As landlords we have a few more things to consider, such as malicious damage by a tenant and lost rental income for reasons like the tenant not paying rent. We also need public liability insurance to cover things like a tenant injuring himself because he tripped over a crack in our driveway, for example. In general, these things come under the heading of “landlord insurance”.
When I initially started comparing insurance products, I assumed we’d need standard building (and possibly contents) cover and then bolt on a landlord insurance product through the same insurer or another insurer. I was surprised to find that many insurers selling landlord insurance already bundle building and landlord under the heading of Landlord Insurance, and typically include public liability insurance as part of that offering. These products also tend to cover window and floor coverings too—either through the building component of the policy or through a modest contents component.

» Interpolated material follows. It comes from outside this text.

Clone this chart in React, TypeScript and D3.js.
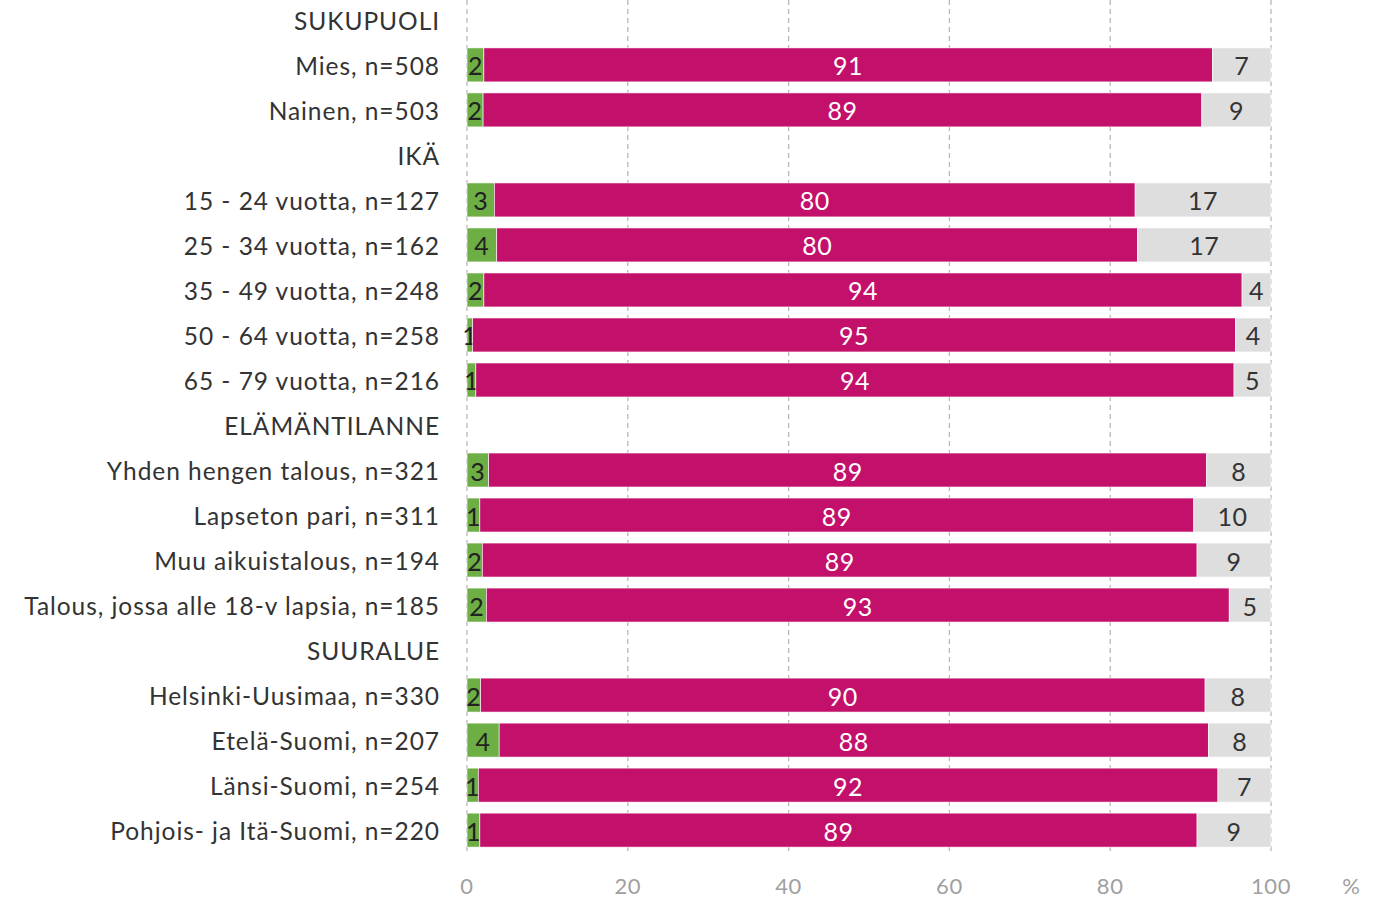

As usual, the pricing and inclusions for insurance from the various providers varies widely. I’ve received quotes ranging in cost from $600 to nearly $2000 for our 4x2 single storey IP. Some insurers will include removal of rubbish and motor burnout while others do not. Some insurers include theft by a tenant while others list it as optional. Most insurers will deduct the bond from any claim payment for themselves—but not all. Some insurers will insure you only if the property is managed by a licensed property manager and has a fixed term lease in place—i.e. not a periodic lease; others offer flexibility on these points. The only way to get to the point of a like for like comparison is to read the (lengthy—and boring) product disclosure statements for each product you may be considering. Needless to say, the last few evenings at our house have been painfully dry!
I’ve also investigated having a broker recommend a suitable insurance product and thus far Queensland Insurance Services has supplied me with a few quotes after I submitted a fact finder document to them.

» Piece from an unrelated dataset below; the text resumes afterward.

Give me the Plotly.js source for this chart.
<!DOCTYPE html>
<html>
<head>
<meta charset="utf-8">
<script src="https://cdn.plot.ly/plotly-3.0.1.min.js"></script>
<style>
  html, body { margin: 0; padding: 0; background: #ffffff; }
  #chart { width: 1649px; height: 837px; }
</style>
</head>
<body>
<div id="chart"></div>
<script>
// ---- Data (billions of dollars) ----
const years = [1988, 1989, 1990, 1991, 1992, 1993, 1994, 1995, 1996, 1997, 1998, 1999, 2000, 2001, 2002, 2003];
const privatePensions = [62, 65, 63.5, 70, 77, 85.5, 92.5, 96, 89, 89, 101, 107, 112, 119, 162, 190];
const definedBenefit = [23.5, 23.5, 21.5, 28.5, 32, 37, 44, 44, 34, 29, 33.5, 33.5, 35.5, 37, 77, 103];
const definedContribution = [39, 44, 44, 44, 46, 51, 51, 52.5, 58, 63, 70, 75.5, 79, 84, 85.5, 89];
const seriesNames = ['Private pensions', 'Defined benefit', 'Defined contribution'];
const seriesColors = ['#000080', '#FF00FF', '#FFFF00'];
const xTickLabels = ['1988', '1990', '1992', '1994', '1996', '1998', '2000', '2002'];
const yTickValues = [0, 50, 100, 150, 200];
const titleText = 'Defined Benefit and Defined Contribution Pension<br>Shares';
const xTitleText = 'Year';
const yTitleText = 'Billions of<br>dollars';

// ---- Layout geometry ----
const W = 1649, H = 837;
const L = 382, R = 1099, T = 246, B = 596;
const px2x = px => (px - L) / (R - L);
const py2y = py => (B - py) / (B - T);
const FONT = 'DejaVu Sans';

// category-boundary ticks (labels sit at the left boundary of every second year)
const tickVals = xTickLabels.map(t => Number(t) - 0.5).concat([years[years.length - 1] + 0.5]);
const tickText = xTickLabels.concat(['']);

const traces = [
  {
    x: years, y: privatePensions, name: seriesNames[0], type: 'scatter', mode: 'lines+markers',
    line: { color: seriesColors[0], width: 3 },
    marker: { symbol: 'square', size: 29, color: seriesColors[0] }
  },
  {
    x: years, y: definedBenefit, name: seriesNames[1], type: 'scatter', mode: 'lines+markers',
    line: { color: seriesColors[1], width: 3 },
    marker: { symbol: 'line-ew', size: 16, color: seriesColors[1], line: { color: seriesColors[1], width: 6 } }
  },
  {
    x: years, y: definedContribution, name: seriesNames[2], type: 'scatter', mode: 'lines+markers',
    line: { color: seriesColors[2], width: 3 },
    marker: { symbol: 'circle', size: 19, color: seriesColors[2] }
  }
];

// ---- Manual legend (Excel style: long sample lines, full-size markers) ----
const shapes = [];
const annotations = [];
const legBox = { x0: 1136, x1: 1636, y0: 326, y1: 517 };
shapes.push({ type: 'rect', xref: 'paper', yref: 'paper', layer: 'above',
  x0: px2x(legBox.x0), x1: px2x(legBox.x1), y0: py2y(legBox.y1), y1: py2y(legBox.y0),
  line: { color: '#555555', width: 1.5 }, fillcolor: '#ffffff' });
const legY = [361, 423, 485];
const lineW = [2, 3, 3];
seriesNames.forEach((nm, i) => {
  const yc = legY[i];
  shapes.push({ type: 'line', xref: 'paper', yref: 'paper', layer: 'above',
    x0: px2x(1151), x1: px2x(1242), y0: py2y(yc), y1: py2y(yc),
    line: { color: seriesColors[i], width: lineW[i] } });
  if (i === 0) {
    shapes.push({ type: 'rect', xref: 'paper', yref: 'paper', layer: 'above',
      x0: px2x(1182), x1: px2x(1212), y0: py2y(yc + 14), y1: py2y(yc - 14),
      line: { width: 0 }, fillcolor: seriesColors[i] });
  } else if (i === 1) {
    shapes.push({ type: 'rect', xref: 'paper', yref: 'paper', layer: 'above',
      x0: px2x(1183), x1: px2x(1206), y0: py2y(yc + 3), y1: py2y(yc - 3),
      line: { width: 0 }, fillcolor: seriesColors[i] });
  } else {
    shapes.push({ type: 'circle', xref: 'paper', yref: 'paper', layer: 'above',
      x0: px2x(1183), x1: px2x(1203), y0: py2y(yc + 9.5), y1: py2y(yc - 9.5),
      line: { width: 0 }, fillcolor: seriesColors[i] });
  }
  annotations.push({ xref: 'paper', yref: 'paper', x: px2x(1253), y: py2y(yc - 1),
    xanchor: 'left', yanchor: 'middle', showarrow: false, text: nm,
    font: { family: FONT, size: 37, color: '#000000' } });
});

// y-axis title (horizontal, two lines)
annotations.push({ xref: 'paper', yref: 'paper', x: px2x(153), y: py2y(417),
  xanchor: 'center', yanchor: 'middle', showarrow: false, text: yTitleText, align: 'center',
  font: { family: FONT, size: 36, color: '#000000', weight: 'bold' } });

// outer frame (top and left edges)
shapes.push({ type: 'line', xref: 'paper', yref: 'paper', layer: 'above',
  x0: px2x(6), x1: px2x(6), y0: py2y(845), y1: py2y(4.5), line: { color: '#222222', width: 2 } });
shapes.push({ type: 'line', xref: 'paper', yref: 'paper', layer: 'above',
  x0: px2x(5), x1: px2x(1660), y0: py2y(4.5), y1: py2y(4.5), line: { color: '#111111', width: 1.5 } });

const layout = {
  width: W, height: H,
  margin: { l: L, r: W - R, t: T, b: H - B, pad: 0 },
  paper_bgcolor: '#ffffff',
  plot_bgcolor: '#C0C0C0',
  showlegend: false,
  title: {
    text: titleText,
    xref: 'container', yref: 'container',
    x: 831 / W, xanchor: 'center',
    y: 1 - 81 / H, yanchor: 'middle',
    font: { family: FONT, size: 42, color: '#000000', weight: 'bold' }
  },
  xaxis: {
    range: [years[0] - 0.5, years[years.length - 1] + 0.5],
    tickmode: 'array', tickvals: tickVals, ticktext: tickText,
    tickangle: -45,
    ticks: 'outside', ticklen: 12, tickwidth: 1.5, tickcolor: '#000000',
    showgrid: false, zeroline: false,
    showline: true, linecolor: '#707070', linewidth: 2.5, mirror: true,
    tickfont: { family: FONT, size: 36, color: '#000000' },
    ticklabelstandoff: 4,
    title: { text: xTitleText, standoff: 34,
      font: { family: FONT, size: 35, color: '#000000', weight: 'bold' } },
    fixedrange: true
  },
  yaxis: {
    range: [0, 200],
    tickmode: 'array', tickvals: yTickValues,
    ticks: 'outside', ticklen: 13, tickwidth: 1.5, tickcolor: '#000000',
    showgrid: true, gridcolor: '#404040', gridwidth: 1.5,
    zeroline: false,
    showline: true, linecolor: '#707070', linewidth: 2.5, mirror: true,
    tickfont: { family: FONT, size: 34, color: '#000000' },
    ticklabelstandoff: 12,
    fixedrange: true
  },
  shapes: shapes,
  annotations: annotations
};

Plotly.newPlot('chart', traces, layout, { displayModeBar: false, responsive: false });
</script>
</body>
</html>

One nice feature offered by some insurers like Allianz and CGU is the option to pay monthly, instead of annually, at no extra cost. Normally I’d prefer the convenience (and cost savings) of paying annually for personal bills but when it comes to an investment property I’m thinking more about cashflow—especially in these early days when the property will be negatively geared.
In terms of paying for running costs like these, we’ve got a few options. The easiest would be to have the property manager deduct the payment amount from rents collected and then make the payment on our behalf. I haven’t set this up yet but likely will once I’ve got a grip on it all. An alternative would be to pay costs from the line of credit account we have associated with this property—and into which rental income and tax variations are paid.

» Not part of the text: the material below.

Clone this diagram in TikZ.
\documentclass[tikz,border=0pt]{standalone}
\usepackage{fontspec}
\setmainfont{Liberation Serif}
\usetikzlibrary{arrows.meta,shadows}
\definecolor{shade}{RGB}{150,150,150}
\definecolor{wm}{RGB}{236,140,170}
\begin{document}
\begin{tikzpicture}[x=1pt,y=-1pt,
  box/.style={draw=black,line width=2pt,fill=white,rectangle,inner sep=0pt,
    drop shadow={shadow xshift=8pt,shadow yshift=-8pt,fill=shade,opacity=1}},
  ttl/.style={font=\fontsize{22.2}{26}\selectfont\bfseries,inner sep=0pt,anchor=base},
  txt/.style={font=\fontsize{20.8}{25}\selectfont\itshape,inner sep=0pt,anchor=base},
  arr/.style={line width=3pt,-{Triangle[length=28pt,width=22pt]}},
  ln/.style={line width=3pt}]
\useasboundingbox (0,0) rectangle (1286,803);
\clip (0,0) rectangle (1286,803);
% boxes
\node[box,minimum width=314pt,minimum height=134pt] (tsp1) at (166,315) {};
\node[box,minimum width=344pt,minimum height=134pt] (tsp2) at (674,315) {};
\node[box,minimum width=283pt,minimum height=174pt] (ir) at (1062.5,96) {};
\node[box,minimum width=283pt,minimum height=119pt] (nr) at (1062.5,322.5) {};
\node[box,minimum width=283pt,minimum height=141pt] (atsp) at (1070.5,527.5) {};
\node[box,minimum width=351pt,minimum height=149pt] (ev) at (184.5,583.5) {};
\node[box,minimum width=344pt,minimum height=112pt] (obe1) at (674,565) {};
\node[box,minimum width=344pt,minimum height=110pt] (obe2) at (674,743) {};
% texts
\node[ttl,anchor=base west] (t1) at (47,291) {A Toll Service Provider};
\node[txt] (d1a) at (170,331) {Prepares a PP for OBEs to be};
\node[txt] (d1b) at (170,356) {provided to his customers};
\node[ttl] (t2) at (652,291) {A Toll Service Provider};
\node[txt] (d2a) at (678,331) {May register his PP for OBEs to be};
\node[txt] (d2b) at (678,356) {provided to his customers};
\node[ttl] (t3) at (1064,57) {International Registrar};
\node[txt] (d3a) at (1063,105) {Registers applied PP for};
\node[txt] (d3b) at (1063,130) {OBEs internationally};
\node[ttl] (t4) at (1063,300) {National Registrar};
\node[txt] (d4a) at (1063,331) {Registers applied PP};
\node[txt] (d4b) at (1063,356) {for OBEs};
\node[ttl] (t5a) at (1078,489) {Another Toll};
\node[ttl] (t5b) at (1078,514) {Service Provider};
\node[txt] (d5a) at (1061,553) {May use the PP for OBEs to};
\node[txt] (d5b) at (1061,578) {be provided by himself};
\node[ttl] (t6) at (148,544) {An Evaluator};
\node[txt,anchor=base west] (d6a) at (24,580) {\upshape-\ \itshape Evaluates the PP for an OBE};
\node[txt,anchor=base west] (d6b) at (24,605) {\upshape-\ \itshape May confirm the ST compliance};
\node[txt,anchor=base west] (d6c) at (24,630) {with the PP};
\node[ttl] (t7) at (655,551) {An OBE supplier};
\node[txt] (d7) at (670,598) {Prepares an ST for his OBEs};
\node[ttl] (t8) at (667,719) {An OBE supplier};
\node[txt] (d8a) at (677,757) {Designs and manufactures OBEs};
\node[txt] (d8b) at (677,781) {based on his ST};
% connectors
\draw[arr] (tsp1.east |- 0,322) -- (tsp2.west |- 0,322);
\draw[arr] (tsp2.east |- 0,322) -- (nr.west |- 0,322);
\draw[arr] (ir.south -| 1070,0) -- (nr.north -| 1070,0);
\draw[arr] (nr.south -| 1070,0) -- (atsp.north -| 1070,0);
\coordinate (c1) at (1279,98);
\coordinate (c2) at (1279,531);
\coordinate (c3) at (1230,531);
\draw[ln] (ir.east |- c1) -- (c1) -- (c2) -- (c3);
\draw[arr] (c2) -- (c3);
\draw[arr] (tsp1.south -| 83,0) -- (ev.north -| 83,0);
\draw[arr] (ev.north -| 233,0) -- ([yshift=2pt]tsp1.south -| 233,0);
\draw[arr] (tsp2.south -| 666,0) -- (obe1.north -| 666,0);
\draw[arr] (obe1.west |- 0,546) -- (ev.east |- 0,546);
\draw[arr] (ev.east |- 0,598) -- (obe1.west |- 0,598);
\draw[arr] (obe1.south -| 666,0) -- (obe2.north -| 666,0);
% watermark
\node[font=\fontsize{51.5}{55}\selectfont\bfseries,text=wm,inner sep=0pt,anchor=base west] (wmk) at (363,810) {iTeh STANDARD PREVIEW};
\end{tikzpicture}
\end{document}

I’m still in the process of exploring insurance companies in Queensland. As we’re insured through GIO in Western Australia, I’d hoped to insure this property in Queensland with them as well to obtain a multi-policy discount. Unfortunately GIO don’t offer insurance in Queensland—despite the fact their parent company, Suncorp—does. Which is frustrating.
Mortgage Choice referred me to Allianz and they’ve come back with a strong quote; I’d initially written them off because their online quote system told me they don’t insure for flood but the rep I spoke to following the Mortgage Choice referral was able to add flood cover. I’ve also had a look at RACQ but they don’t offer landlord insurance.
Suncorp seems to be very similar to GIO here but they are a little pricey. I’ve also looked at Commbank, Terri Sheer (owned by Suncorp—also a little expensive but recommended to me by our newly-appointed property manager, who gets a $22 kickback if we sign up), CGU (very cheap but offering a strong insurance product as far as I can tell), and QBE.
As I do with all of my insurance purchases, I’ll increase the basic excess to at least $1000. I’m not sure if this is a wise move or not for the small cost savings. That’s the unfortunate thing about tenants: they’re largely outside of your control in your house (er, investment property)!
One final aspect to consider when selecting an insurer is how likely they’ll be to pay a claim. This will likely come down to experience and anecdotal evidence from jaded (or maybe the odd happy) customers who post about their experience online.
Insurance, despite being awkward and boring, is one of those things required to manage risk. You pay the premium in the hope you’ll never need to make a claim.
I suppose a disclaimer is also worth posting: I'm just a guy, I'm not an accountant, lawyer, solicitor, tax agent, mortgage broker, banker, financial adviser, insurance agent, land developer, builder, government agent, or anything else so I disclaim your application of anything I write here is to be applied at your own risk. What I write may be incorrect and you are best to seek your own professional advice (tax, legal, financial, and otherwise) before entering into contracts or spending your money. Your situation is unique to you and what I write here reflects my experience only. This content is not professional advice and is not tailored to your situation. I'm learning too and expect to make many, many mistakes along the way.